A flurry of white feathers on the pond, a pile of guano on the front doorstep and two peanuts in a corner of the hall. Welcome signs of wildlife at Pond Cottage and, note, they are not all outside the cottage. While swans (mostly) keep to the pond, our doorstep guano is deposited by bats roosting above the bedroom window, and the peanuts were left by an inquisitive red squirrel which ventured inside the back door.
Yes, a red squirrel. We don’t know why but the reds seem to be thriving in our small patch of woodland in Perth and Kinross, far from their usual sightings further north. In fact, defying the norm, the arrival of the reds has coincided with a retreat of the greys. Perhaps that’s because there’s been an energetic cull of local greys by more diligent conservationists in our neighbourhood (I’m afraid we couldn’t quite bring ourselves to trap the alien grey, Sciurus carolinensis, introduced from North America in the 19th century and generally blamed for the decline of our native reds ). But in any case the greys now seem unexpectedly wary – on the odd occasion they venture into the garden they keep a respectful distance until the reds have finished their morning feast on the bird table. And the reds have made themselves very much at home. Most mornings we watch three of them chasing each other across the grass, frisky and surprisingly undeterred by our presence.
No bird feeder is safe from a squirrel, grey or red. One morning I opened the curtains to face a plump little animal inside the most robust bird feeder we possess, right outside the bedroom window. It looked me in the eye, paws neatly clenching a prize peanut. It seemed in no hurry to leave, though a little panic set in (on both sides of the window) when the little creature had difficulty squeezing out through the bars protecting the feeder.

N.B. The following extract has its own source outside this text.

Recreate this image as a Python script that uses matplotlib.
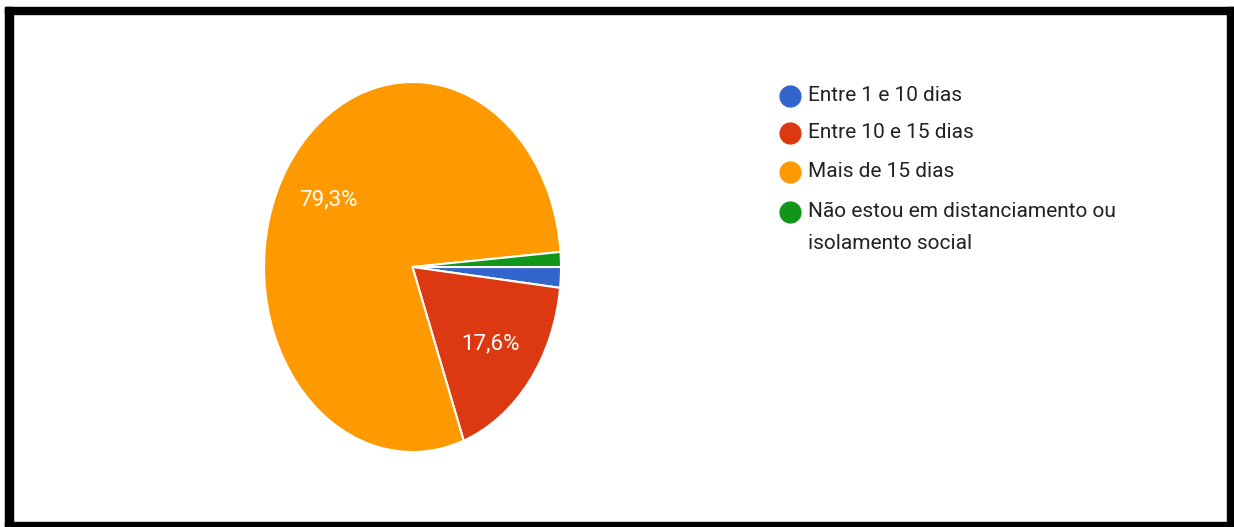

There is something special about looking a wild creature in the eye. A kind of mutual recognition that I can’t find words to describe. Wonder, delight and some sort of sadness that the moment cannot last, perhaps. Yet the great magic of Pond Cottage is that there are many moments like this, however fleeting.
This year, arriving and leaving by car, we have travelled with young deer running beside us along the lane. Occasionally we disturb a pair of buzzards teaching their young to fly over the beech trees by the pond. A young hare lollops round the cottage in the early morning. And bats chirrup in late afternoon sun. Don’t let anyone tell you bats cannot be heard by human ears – they twitter and chatter when the sun hits their roost. I thought I was imagining things until I traced the sound to a corner of the eaves above the bedroom window and spotted piles of dung on windowsills and the front doorstep. Which means two roosts perhaps?
Watching birds and animals feeding and sheltering round the cottage we see quirks of behaviour that aren’t explained in the guide books. So many unanswered questions in our little notebook. Why did the adult swans leave the pond earlier this year instead of staying to rear a brood as they have done for years? Even more mysteriously, why and from where did they return with five cygnets in September? Now, just as we were getting used to having them around, the adults have disappeared again leaving the young ones behind.
Red squirrels raise questions too. Who knew they were so competitive, so friskily flirtatious? Energetic battles round the bird table this autumn reveal surprising rivalry for territory and food which we haven’t noticed before. Does that mean there is now more than one pair rearing young?
And what on earth lured Squirrel Nutkin through the back door into the cottage? That was a surprise for both Ray and the red – not quite under the bed but very near it – and it took some time before the poor, frightened animal could be guided outside again, leaving two nibbled peanuts in the corner.